Thanks for the advice! The premission stuff sounds perfect. So by default, basic account can't really mess anything up, even if it's a tech literate person using it?
In theory if there are no security holes, a user account can only mess up its own account.
Note that what steps you want to take will really depend on who these users are and what you want to achieve. There's a vast chasm between allowing in, say, friends or colleagues, vs. letting random people on the internet access it. The latter will mean someone will intentionally look for exploits, which means e.g. regularly applying security updates becomes far more pressing.
If you are letting in random strangers, I'd look into only giving them access within a separate container or ideally virtual machine per user as an extra precaution unless what you're making available is very stripped down.
There are several Linux distributions specifically made for "kiosk" type applications. I don't have any specific ones to suggest, but if you search "Linux distro for kiosk" that should return plenty of results. Might be easier to use one of those to suit your needs than modifying a normal distro like Debian, Fedora, Ubuntu, etc
Yeah, came here to also say this is called Kiosk mode. You can also not have the filesystem writable and only have user files in (volatile/temporary) memory and everything set back to default once the user logs out. This is used in libraries and on computers in schools. Like a "Live-CD". And in my library the computer just logs out the user after 5 minutes of inactivity. Clears everything, sets everything back to default, opens the browser fresh with the homepage of the library.
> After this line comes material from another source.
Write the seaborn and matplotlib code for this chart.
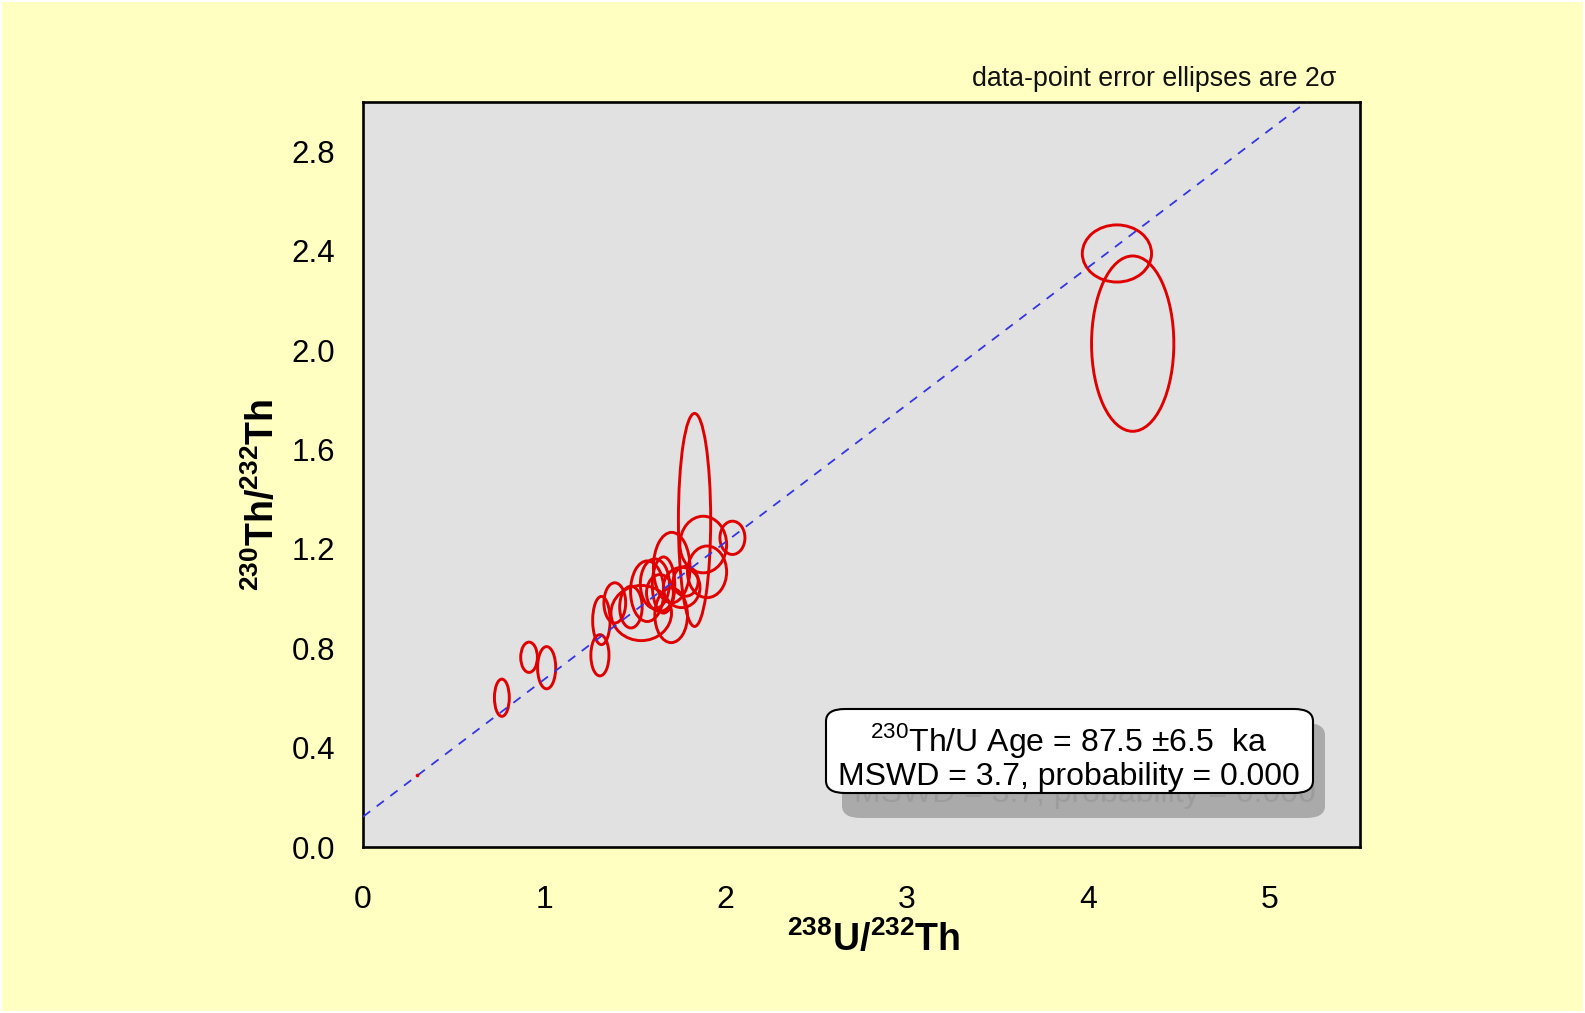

The concept with the files in RAM ins usually called 'ramdisk'. It is a virtual filesystem on top of the write-protected one that doesn't ever change.
I think you can also prevent write access in general, but there are some caveats to that. Depends on the use-case.
Gnome has a feature in the settings for selecting which current applications can be made available to other users. I think it may be a flatpak only feature though.
Also another user will not be able to access another user's files if they are encrypted with LUKS or systemd-homed.
Along with the restrictions others have mentioned, you could look at running your system as a "live" install:
Actual OS boots directly off media like a USB stick or DVD
Operating system is mounted "read only" - even the super admin can't change files in the root partition
Even if a clever user finds a way to run programs, their changes don't persist after a reboot
If you need some persistence (eg, allowing users to save documents) you could mount a network share as the /home partition, but mount it "noexec" so if users manage to download programs from the internet, they aren't able to run them
Poor wording on my part. Simply don't want them to excecute anything I don't want them to or get into some directories. Access to something like My Files would be fine and in some cases may be needed, but nothing past that.